YOUR OBJECTIVE
Retype the lines beneath this one, from the first through the line containing "1600, 1800, 2000];". Pictures are left out.

PROVIDED DATA
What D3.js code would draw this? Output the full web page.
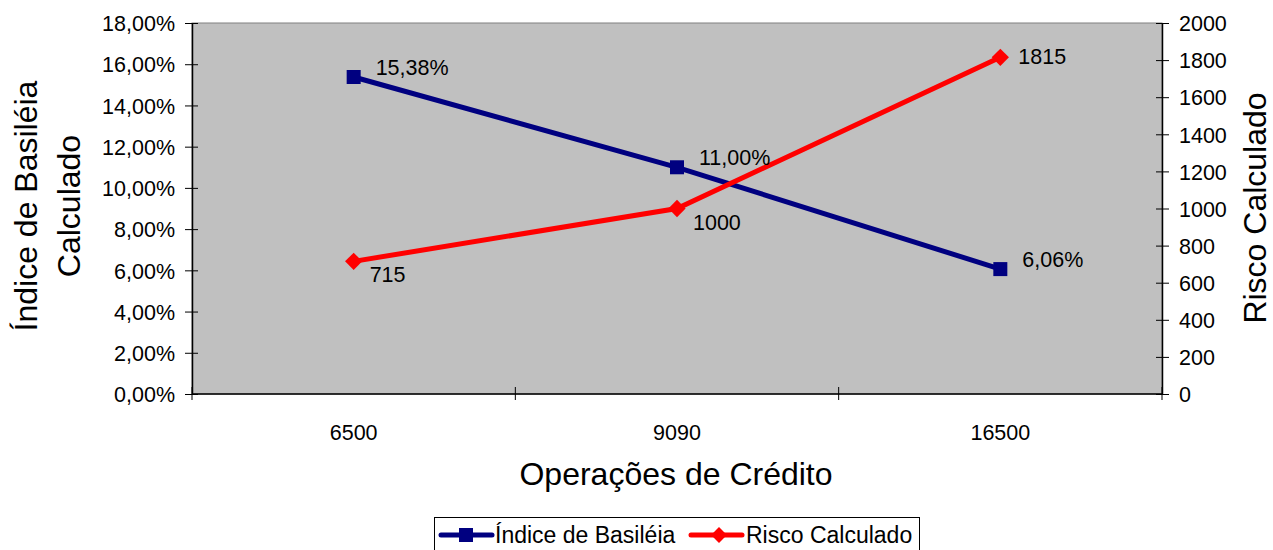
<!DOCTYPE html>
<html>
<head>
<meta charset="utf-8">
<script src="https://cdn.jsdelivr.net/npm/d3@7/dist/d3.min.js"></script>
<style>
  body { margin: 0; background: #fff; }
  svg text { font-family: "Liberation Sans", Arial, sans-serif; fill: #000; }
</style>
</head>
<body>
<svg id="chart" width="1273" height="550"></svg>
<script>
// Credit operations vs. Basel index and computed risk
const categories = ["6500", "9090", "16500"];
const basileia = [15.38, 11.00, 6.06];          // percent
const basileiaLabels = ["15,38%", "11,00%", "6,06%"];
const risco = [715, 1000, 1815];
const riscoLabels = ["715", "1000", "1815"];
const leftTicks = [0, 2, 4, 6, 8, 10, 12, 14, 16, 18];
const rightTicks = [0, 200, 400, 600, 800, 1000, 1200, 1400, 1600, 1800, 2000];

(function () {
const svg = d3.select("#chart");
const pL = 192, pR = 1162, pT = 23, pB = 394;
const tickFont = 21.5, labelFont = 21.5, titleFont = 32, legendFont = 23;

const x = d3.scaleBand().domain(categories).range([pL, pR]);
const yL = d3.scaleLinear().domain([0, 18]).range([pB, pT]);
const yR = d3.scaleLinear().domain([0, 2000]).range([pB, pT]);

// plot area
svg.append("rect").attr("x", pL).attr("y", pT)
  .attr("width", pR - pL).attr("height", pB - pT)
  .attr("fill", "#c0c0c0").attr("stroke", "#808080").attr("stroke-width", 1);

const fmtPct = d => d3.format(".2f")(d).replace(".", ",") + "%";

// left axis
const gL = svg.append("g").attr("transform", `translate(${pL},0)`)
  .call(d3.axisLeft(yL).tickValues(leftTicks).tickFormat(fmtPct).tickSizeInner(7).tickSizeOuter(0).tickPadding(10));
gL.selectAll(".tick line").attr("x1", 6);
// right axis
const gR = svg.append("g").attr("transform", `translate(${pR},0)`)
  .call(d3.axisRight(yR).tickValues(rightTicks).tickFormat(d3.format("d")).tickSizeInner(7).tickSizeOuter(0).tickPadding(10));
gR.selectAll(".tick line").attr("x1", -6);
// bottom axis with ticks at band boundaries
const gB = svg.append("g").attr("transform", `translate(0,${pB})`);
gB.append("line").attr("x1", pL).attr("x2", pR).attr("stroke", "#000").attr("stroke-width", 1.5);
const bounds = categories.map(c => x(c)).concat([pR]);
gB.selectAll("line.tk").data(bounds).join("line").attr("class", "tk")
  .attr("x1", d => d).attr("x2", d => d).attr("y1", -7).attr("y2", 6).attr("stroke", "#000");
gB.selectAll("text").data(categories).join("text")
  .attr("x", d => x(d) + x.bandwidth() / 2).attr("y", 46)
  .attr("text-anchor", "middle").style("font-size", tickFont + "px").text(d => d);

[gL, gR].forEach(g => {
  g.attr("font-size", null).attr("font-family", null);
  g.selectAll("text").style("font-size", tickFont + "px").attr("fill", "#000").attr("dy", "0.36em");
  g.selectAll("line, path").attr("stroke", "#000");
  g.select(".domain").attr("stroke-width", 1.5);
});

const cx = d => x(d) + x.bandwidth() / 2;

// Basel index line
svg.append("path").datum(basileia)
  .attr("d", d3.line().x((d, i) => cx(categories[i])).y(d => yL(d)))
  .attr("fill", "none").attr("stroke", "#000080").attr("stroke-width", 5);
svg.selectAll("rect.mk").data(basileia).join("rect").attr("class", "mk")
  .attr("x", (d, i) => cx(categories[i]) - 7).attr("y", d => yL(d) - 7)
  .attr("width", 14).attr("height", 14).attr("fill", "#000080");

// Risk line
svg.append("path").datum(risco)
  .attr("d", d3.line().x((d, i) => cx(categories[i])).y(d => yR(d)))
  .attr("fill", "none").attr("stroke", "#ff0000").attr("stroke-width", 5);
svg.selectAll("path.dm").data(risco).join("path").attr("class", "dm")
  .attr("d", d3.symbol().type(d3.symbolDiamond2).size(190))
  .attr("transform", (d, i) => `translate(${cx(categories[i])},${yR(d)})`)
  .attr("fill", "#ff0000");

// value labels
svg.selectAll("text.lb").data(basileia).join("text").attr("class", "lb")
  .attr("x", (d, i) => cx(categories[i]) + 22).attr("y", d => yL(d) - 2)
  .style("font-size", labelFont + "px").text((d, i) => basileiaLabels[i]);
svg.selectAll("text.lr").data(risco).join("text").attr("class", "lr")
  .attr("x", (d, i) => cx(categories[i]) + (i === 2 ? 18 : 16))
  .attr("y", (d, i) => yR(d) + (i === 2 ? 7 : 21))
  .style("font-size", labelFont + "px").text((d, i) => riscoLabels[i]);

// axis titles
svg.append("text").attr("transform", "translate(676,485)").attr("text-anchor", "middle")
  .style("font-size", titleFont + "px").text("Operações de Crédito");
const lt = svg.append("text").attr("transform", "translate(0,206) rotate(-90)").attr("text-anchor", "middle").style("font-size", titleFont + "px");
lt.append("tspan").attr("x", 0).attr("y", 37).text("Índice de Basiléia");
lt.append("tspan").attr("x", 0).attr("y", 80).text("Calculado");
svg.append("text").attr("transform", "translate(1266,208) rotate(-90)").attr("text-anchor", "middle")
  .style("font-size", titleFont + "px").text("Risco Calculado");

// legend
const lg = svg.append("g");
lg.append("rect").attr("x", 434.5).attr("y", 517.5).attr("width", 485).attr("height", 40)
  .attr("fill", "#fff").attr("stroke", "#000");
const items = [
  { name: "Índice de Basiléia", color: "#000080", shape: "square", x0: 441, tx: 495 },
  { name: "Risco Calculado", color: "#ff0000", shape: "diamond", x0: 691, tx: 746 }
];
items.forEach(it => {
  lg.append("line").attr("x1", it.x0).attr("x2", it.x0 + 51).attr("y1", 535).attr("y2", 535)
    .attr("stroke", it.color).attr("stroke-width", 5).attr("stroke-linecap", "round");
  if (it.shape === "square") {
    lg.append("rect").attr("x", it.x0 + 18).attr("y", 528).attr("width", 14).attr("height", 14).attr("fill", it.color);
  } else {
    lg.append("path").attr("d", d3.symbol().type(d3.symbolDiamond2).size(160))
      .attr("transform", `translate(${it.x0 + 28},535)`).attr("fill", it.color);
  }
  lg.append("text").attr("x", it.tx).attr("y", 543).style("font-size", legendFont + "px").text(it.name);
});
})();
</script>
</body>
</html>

COMPLETE ANSWER
What D3.js code would draw this? Output the full web page.
<!DOCTYPE html>
<html>
<head>
<meta charset="utf-8">
<script src="https://cdn.jsdelivr.net/npm/d3@7/dist/d3.min.js"></script>
<style>
  body { margin: 0; background: #fff; }
  svg text { font-family: "Liberation Sans", Arial, sans-serif; fill: #000; }
</style>
</head>
<body>
<svg id="chart" width="1273" height="550"></svg>
<script>
// Credit operations vs. Basel index and computed risk
const categories = ["6500", "9090", "16500"];
const basileia = [15.38, 11.00, 6.06];          // percent
const basileiaLabels = ["15,38%", "11,00%", "6,06%"];
const risco = [715, 1000, 1815];
const riscoLabels = ["715", "1000", "1815"];
const leftTicks = [0, 2, 4, 6, 8, 10, 12, 14, 16, 18];
const rightTicks = [0, 200, 400, 600, 800, 1000, 1200, 1400, 1600, 1800, 2000];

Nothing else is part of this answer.